My instinct says yes but I'm not too sure why. Am I right in saying that eigenvalues are invariant after a linear transform. I'm pretty sure that before the function is applied you can have a matrix that has n+1 distinct eignenvalues but not sure if this is the right lines or if it is how to set about writing it down in a proof format.

Any help would be great thanks !

2. May 10, 2009

### Hurkyl

Staff Emeritus
Can you be more precise in what you mean? Eigenvalues of what? What linear transform?

3. May 10, 2009

### dargar

The linear transform is differentiation function.

The eigenvalues I'm not so sure of , the main reason I say it is because in my notes it seems to be the only thing remotely to do with this question.

In the following deffinitions I have , I assume he means A is the vector space you start with

Let A be an (nxn) matrix, A is diagonalisable by similarity transform if and only if there is a basis for R^n consisting of entirely eigenvectors for A.

and

If A is diagonisible then

the sum of the distinct eigenvalues for dimension of the eigenspace = n

Oh and I also know that eigenvalues are similarity invariant but their eigenvector aren't (altho they have a 1 to 1 correspondance after the function is applied)

Sorry I'm pretty confused at how to go about this, so I'm sorry if it doesn't make sense

4. May 10, 2009

### Hurkyl

Staff Emeritus
No, he meant what he said: A is an nxn matrix. Diagonalizability is not a property of vector spaces; it is a property of matrices (and of linear transformations).

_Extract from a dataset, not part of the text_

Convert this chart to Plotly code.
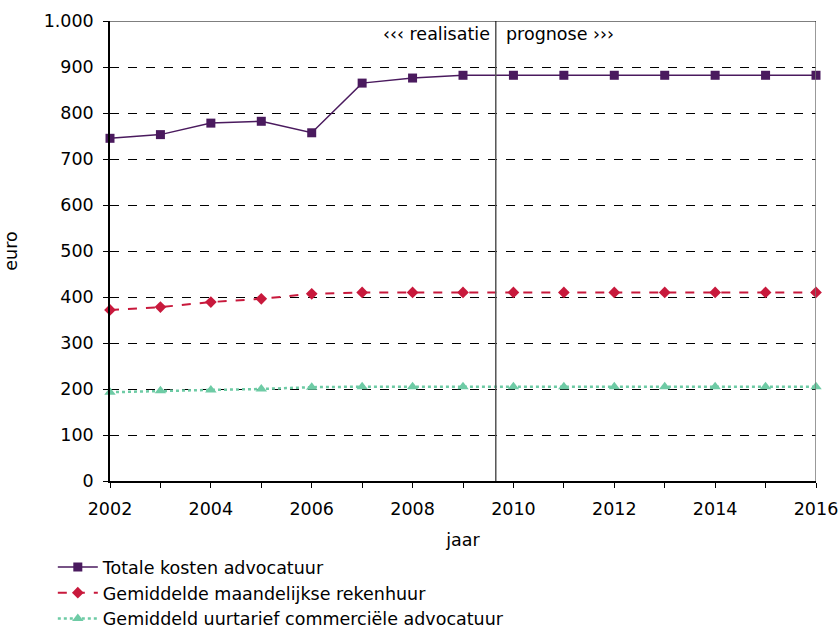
import plotly.graph_objects as go

jaren = list(range(2002, 2017))
totale_kosten = [745, 753, 778, 782, 757, 865, 876, 882, 882, 882, 882, 882, 882, 882, 882]
rekenhuur = [372, 378, 389, 396, 407, 410, 410, 410, 410, 410, 410, 410, 410, 410, 410]
uurtarief = [193, 196, 198, 200, 204, 205, 205, 205, 205, 205, 205, 205, 205, 205, 205]
y_ticks = [0, 100, 200, 300, 400, 500, 600, 700, 800, 900, 1000]
y_labels = ["0", "100", "200", "300", "400", "500", "600", "700", "800", "900", "1.000"]
grens = 2009.65

font = dict(family="DejaVu Sans, Verdana, sans-serif", size=17.5, color="#000000")

fig = go.Figure()
fig.add_trace(go.Scatter(
    x=jaren, y=totale_kosten, name="Totale kosten advocatuur", mode="lines+markers",
    line=dict(color="#4a1a5e", width=1.5), marker=dict(symbol="square", size=9, color="#4a1a5e"),
    cliponaxis=False))
fig.add_trace(go.Scatter(
    x=jaren, y=rekenhuur, name="Gemiddelde maandelijkse rekenhuur", mode="lines+markers",
    line=dict(color="#c8193c", width=2, dash="dash"), marker=dict(symbol="diamond", size=9, color="#c8193c"),
    cliponaxis=False))
fig.add_trace(go.Scatter(
    x=jaren, y=uurtarief, name="Gemiddeld uurtarief commerciële advocatuur", mode="lines+markers",
    line=dict(color="#6ecba5", width=2.5, dash="dot"), marker=dict(symbol="triangle-up", size=10, color="#6ecba5"),
    cliponaxis=False))

# scheiding realisatie / prognose
fig.add_shape(type="line", x0=grens, x1=grens, y0=0, y1=1000, xref="x", yref="y",
              line=dict(color="#555555", width=1.5))
fig.add_shape(type="line", x0=2016, x1=2016, y0=0, y1=1000, xref="x", yref="y",
              line=dict(color="#777777", width=1.5))
fig.add_shape(type="line", x0=2002, x1=2016, y0=1000, y1=1000, xref="x", yref="y",
              line=dict(color="#000000", width=1))
fig.add_annotation(x=grens, y=1000, xref="x", yref="y", text="‹‹‹ realisatie", showarrow=False,
                   xanchor="right", yanchor="top", xshift=-4, yshift=-1, font=font)
fig.add_annotation(x=grens, y=1000, xref="x", yref="y", text="prognose ›››", showarrow=False,
                   xanchor="left", yanchor="top", xshift=8, yshift=-1, font=font)

fig.update_layout(
    width=838, height=629,
    margin=dict(l=110, r=22, t=21, b=148, autoexpand=False),
    plot_bgcolor="white", paper_bgcolor="white",
    font=font,
    showlegend=True,
    legend=dict(x=-0.081, y=-0.148, xanchor="left", yanchor="top", orientation="v",
                font=font, tracegroupgap=0, itemwidth=40, bgcolor="rgba(0,0,0,0)"),
    xaxis=dict(
        title=dict(text="jaar", font=font, standoff=16),
        automargin=False,
        range=[2002, 2016], tickmode="linear", tick0=2002, dtick=2,
        ticks="outside", ticklen=5, tickcolor="#000000", ticklabelstandoff=6,
        ticklabeloverflow="allow",
        minor=dict(dtick=1, ticks="outside", ticklen=5, tickcolor="#000000"),
        showline=True, linecolor="#000000", linewidth=1.5,
        showgrid=False, zeroline=False, tickfont=font),
    yaxis=dict(
        title=dict(text="euro", font=font, standoff=22),
        automargin=False,
        range=[0, 1000], tickmode="array", tickvals=y_ticks, ticktext=y_labels,
        ticks="outside", ticklen=5, tickcolor="#000000", ticklabelstandoff=6,
        showline=True, linecolor="#000000", linewidth=1.5,
        showgrid=True, gridcolor="#000000", griddash="dash", gridwidth=1,
        zeroline=False, tickfont=font),
)

# drop the default body margin so the figure fills the window exactly
fig.write_html("out.html", config={"displayModeBar": False},
               post_script="document.body.style.margin='0';document.body.style.overflow='hidden';")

(This n, of course, does not necessarily have anything to do with the n in your original problem)

This doesn't make sense. I know the theorem you're trying to state, but the idea you have in your head doesn't make sense.

If a matrix is diagonalizable, then:

It have a set of (distinct) eigenvalues.
Each of those eigenvalues has a corresponding eigenspace.
Each of those eigenspaces has a dimension.
The sum of all of those dimensions is n.

It's often useful to start with special cases. Try working through the n=0 case. Then the n=1 case. Mabe even the n=2 case. Only then worry about the general case.